Enterprises have a vested interest in being able to predict their futures. Accurate predictions can help companies budget their money and manage customers and employees more effectively.
Forecasting, or predictive analytics, has been around for a very long time. Companies have historically made predictions with the help of tools like spreadsheet applications or handheld calculators. But these low-tech tactics often result in predictions that are way off, especially when unexpected changes come into the fray.
"What has changed is that all of the really sophisticated tools, these data mining tools and predictive tools and so forth are much finer, much more exacting than our old Excel spreadsheets and paper and pen," said Claudia Imhoff, president of Intelligent Solutions Inc., a Boulder, Colo.-based consultancy that specializes in BI. "The tools are much more capable of granular predictions, and they're much more flexible in terms of things not going according to plans."
New predictive tools being offered by data mining and statistical analysis companies can also take the most current information into account, whereas in the past, companies had to rely on historical data.
Perhaps even more interesting than these close-to-real-time capabilities, Imhoff said, is that forecasting technologies now can go beyond the predictions and actually make suggestions about what a company can do to achieve its goals.
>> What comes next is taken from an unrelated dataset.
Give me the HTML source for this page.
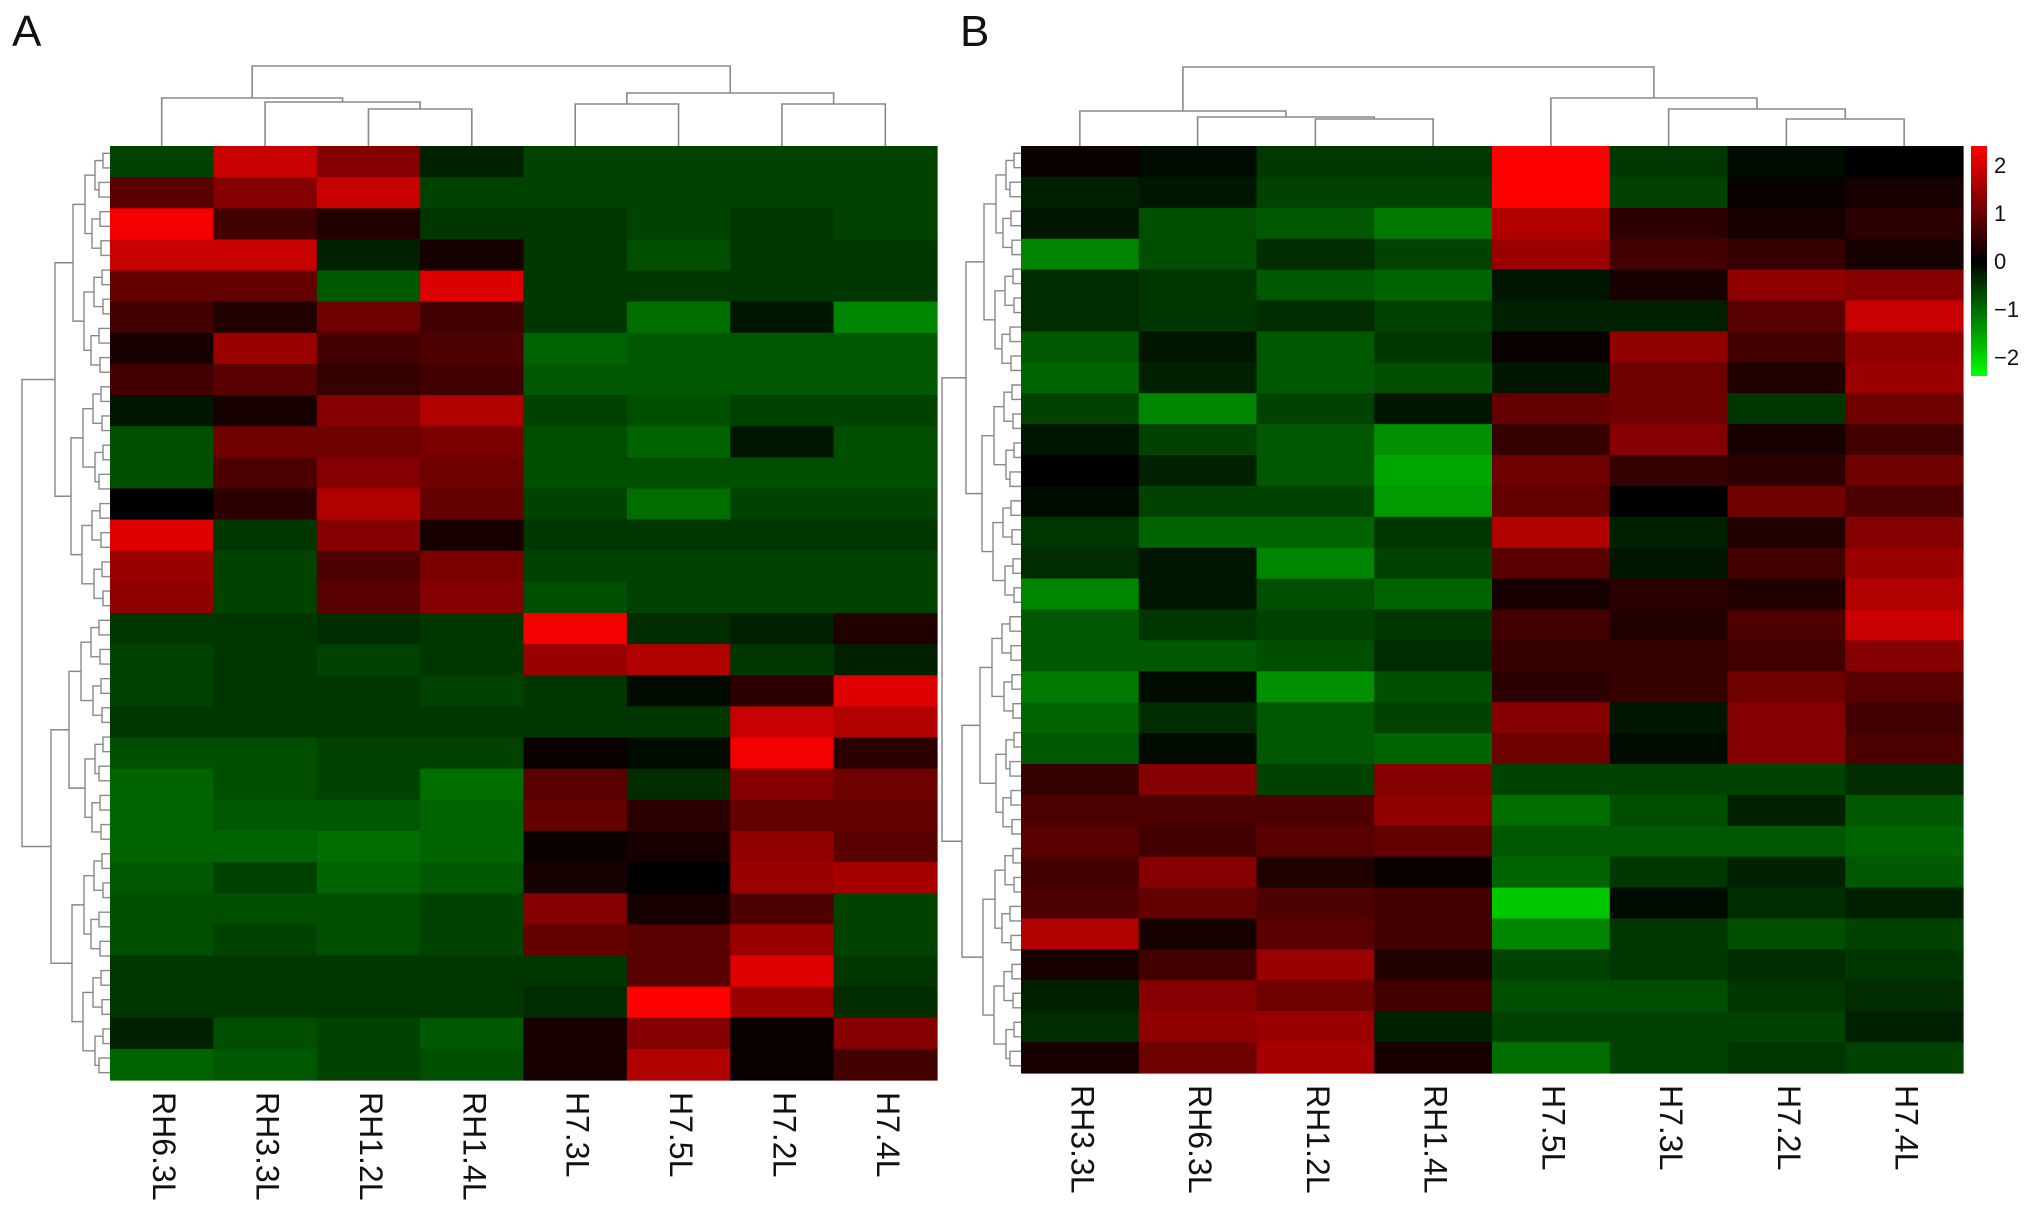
<!DOCTYPE html>
<html><head><meta charset="utf-8">
<style>
html,body{margin:0;padding:0;background:#fff;}
svg{display:block;font-family:"Liberation Sans",sans-serif;}
</style></head>
<body>
<svg id="fig" width="2032" height="1210" viewBox="0 0 2032 1210" xmlns="http://www.w3.org/2000/svg">
<text x="12" y="46" font-size="44" fill="#111">A</text>
<text x="960" y="46" font-size="44" fill="#111">B</text>
<g id="gA"></g>
<g id="gB"></g>
<defs><linearGradient id="cbg" x1="0" y1="0" x2="0" y2="1">
<stop offset="0" stop-color="#ff0000"/><stop offset="0.5" stop-color="#000"/><stop offset="1" stop-color="#00ff00"/></linearGradient></defs>
<rect x="1971" y="146" width="16" height="230" fill="url(#cbg)"/>
<g id="cbl"></g>
</svg>
<script>
const colsA = ["RH6.3L","RH3.3L","RH1.2L","RH1.4L","H7.3L","H7.5L","H7.2L","H7.4L"];
const valsA = [
[-0.6,1.8,1.2,-0.3,-0.6,-0.6,-0.6,-0.6],
[0.8,1.2,1.8,-0.6,-0.6,-0.6,-0.6,-0.6],
[2.2,0.6,0.3,-0.5,-0.5,-0.6,-0.5,-0.6],
[1.8,1.8,-0.3,0.2,-0.5,-0.7,-0.5,-0.5],
[0.9,0.9,-0.8,2.0,-0.5,-0.5,-0.5,-0.5],
[0.6,0.3,1.0,0.6,-0.5,-1.0,-0.2,-1.2],
[0.2,1.4,0.6,0.7,-0.9,-0.8,-0.8,-0.8],
[0.6,0.8,0.5,0.6,-0.8,-0.8,-0.8,-0.8],
[-0.2,0.2,1.2,1.6,-0.6,-0.7,-0.6,-0.6],
[-0.7,1.0,1.0,1.1,-0.7,-0.9,-0.2,-0.7],
[-0.7,0.7,1.2,1.0,-0.7,-0.7,-0.7,-0.7],
[0.0,0.4,1.6,0.9,-0.6,-1.0,-0.6,-0.6],
[2.0,-0.5,1.2,0.2,-0.5,-0.5,-0.5,-0.5],
[1.4,-0.6,0.7,1.1,-0.6,-0.6,-0.6,-0.6],
[1.3,-0.6,0.8,1.2,-0.7,-0.6,-0.6,-0.6],
[-0.5,-0.5,-0.4,-0.5,2.2,-0.4,-0.3,0.3],
[-0.6,-0.5,-0.6,-0.5,1.4,1.6,-0.5,-0.3],
[-0.6,-0.5,-0.5,-0.6,-0.5,-0.1,0.4,2.0],
[-0.5,-0.5,-0.5,-0.5,-0.5,-0.5,1.8,1.6],
[-0.7,-0.7,-0.6,-0.6,0.1,-0.1,2.2,0.4],
[-0.9,-0.7,-0.6,-1.0,0.8,-0.4,1.2,1.0],
[-0.9,-0.8,-0.8,-0.9,0.9,0.4,0.9,0.9],
[-0.9,-0.9,-1.0,-0.9,0.1,0.2,1.3,0.8],
[-0.8,-0.6,-0.9,-0.8,0.2,0.0,1.4,1.5],
[-0.7,-0.7,-0.7,-0.6,1.2,0.2,0.7,-0.6],
[-0.7,-0.6,-0.7,-0.6,0.9,0.8,1.4,-0.6],
[-0.5,-0.5,-0.5,-0.5,-0.5,0.8,2.0,-0.5],
[-0.5,-0.5,-0.5,-0.5,-0.4,2.3,1.4,-0.4],
[-0.3,-0.7,-0.6,-0.8,0.2,1.2,0.1,1.2],
[-0.9,-0.8,-0.6,-0.7,0.2,1.6,0.1,0.6]
];
const colsB = ["RH3.3L","RH6.3L","RH1.2L","RH1.4L","H7.5L","H7.3L","H7.2L","H7.4L"];
const valsB = [
[0.1,-0.1,-0.5,-0.5,2.5,-0.5,-0.1,0.0],
[-0.3,-0.2,-0.6,-0.6,2.5,-0.6,0.1,0.2],
[-0.2,-0.7,-0.8,-1.1,1.6,0.4,0.2,0.4],
[-1.2,-0.7,-0.4,-0.6,1.4,0.6,0.5,0.2],
[-0.4,-0.5,-0.8,-0.9,-0.2,0.2,1.3,1.2],
[-0.4,-0.5,-0.4,-0.6,-0.3,-0.3,0.8,1.8],
[-0.8,-0.2,-0.8,-0.5,0.1,1.3,0.6,1.3],
[-0.9,-0.3,-0.8,-0.7,-0.2,1.0,0.3,1.4],
[-0.6,-1.2,-0.6,-0.2,0.9,1.0,-0.5,1.0],
[-0.2,-0.6,-0.8,-1.3,0.5,1.2,0.2,0.6],
[0.0,-0.3,-0.8,-1.5,1.0,0.5,0.4,1.0],
[-0.1,-0.6,-0.6,-1.4,0.9,0.0,1.0,0.7],
[-0.5,-0.9,-0.9,-0.5,1.6,-0.3,0.3,1.2],
[-0.4,-0.2,-1.2,-0.6,0.8,-0.2,0.6,1.4],
[-1.2,-0.2,-0.7,-0.9,0.2,0.4,0.3,1.6],
[-0.8,-0.5,-0.6,-0.5,0.6,0.3,0.7,1.8],
[-0.8,-0.8,-0.7,-0.4,0.5,0.5,0.6,1.2],
[-1.1,-0.1,-1.3,-0.7,0.4,0.5,1.0,0.8],
[-0.9,-0.4,-0.8,-0.6,1.2,-0.2,1.2,0.6],
[-0.8,-0.1,-0.8,-0.9,1.0,-0.1,1.2,0.7],
[0.5,1.2,-0.6,1.2,-0.6,-0.6,-0.6,-0.4],
[0.7,0.7,0.7,1.3,-1.0,-0.7,-0.3,-0.8],
[0.8,0.6,0.8,0.9,-0.8,-0.8,-0.8,-0.9],
[0.6,1.2,0.3,0.1,-0.9,-0.5,-0.3,-0.8],
[0.7,0.9,0.7,0.6,-1.8,-0.1,-0.4,-0.3],
[1.6,0.2,0.8,0.6,-1.2,-0.5,-0.7,-0.6],
[0.2,0.6,1.4,0.3,-0.6,-0.5,-0.4,-0.5],
[-0.3,1.2,1.0,0.6,-0.7,-0.7,-0.5,-0.4],
[-0.4,1.3,1.4,-0.3,-0.6,-0.6,-0.6,-0.3],
[0.2,1.0,1.5,0.2,-1.0,-0.6,-0.5,-0.6]
];
const scaleTicks = [2,1,0,-1,-2];
const dendA = [[2,3,37],[1,8,44],[0,9,48],[4,5,42],[6,7,42],[11,12,53],[10,13,80]];
const dendB = [[2,3,27],[1,8,29],[0,9,35],[6,7,27],[5,11,37],[4,12,48],[10,13,79]];

const NS="http://www.w3.org/2000/svg";
function mk(tag,attrs,parent){const e=document.createElementNS(NS,tag);for(const k in attrs)e.setAttribute(k,attrs[k]);parent.appendChild(e);return e;}
function color(v){const t=Math.min(1,Math.abs(v)/2.3);const c=Math.round(t*255);return v>=0?`rgb(${c},0,0)`:`rgb(0,${c},0)`;}

function drawPanel(g,cols,vals,dend,x0,x1,y0,y1,rdLeft){
  const nC=cols.length,nR=vals.length;
  const xs=c=>x0+(x1-x0)*c/nC, ys=r=>y0+(y1-y0)*r/nR;
  const cw=(x1-x0)/nC, rh=(y1-y0)/nR;
  vals.forEach((row,r)=>row.forEach((v,c)=>{
    const el=mk('rect',{x:xs(c),y:ys(r),width:cw+0.6,height:rh+0.6,fill:color(v)},g);
    
    
  }));
  cols.forEach((name,c)=>{
    const cx=xs(c)+cw/2, ty=y1+12;
    const t=mk('text',{x:cx,y:ty,'font-size':32,fill:'#111',transform:`rotate(90 ${cx} ${ty})`,'dominant-baseline':'middle'},g);
    t.textContent=name;
    
    
  });
  const nodes=cols.map((_,c)=>({x:xs(c)+cw/2,y:y0}));
  const dg=mk('g',{stroke:'#888','stroke-width':1.6,fill:'none'},g);
  
  
  dend.forEach(([a,b,h])=>{
    const A=nodes[a],B=nodes[b],yy=y0-h;
    mk('path',{d:`M${A.x},${A.y}V${yy}H${B.x}V${B.y}`},dg);
    nodes.push({x:(A.x+B.x)/2,y:yy});
  });
  const rg=mk('g',{stroke:'#888','stroke-width':1.4,fill:'none'},g);
  
  
  const depthW=[0,7,15,25,37,55,x0-rdLeft];
  const nL=64;
  function rec(lo,hi,lvl){
    if(hi-lo===1){return {y:y0+(y1-y0)*(lo+0.5)/nL,x:x0};}
    const mid=(lo+hi)>>1;
    const a=rec(lo,mid,lvl-1),b=rec(mid,hi,lvl-1);
    const xx=x0-depthW[lvl]-((lo*7)%5);
    mk('path',{d:`M${a.x},${a.y}H${xx}V${b.y}H${b.x}`},rg);
    return {x:xx,y:(a.y+b.y)/2};
  }
  rec(0,nL,6);
}
drawPanel(document.getElementById('gA'),colsA,valsA,dendA,110,937,146,1080,22);
drawPanel(document.getElementById('gB'),colsB,valsB,dendB,1021,1963,146,1073,942);
const cbl=document.getElementById('cbl');
scaleTicks.forEach(v=>{
  const y=146+ (2.4-v)/4.8*230;
  const t=mk('text',{x:1994,y:y+8,'font-size':22,fill:'#111'},cbl);
  t.textContent=v<0?'\u2212'+Math.abs(v):String(v);
  
  
});
</script>
</body></html>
These "guided decision making" tools suggest actions and reactions based on its rules engine and analysis of the situation.
Guided decision making applications differ from predictive analytics systems in that they proactively manage risk by allowing users to test potential actions and determine whether or not they will have the intended effect.
Imhoff explained that these more advanced predictive analytics and guided decision making systems are just now beginning to take hold, though there are some industries that use the technology more than others. Early adopters include financial institutions, retailers and insurance companies, she said. But more are sure to follow.
"It's starting to spread out through all of the traditional vertical industries quite nicely, even into supply chain management," Imhoff said.
Some vendors that offer predictive analytics and guided decision making tools include SAS Institute Inc., SPSS Inc., Teradata, SAP AG and IBM.
"The big players have all brought in the data mining types of capabilities and are now using them for more predictive functions," Imhoff said.
Raymond Pettit, a former independent marketing consultant who now works for Longwoods International in Toronto, specializes in helping companies understand the best ways to use predictive tools.
Companies that make use of the latest tools gain a big advantage over competitors that lag behind technologically, Pettit said. With these tools, companies are able to make deadly accurate budgetary forecasts and quickly respond to sudden changes in the business climate.
"Predictive analytics are really just a form of statistics or analysis that you can apply to large databases, as well as surveys," Pettit said. "It's a way to get a great handle on a lot of data that you're collecting to find the nuggets of insight that are in there, as well as predict what your customers are going to do."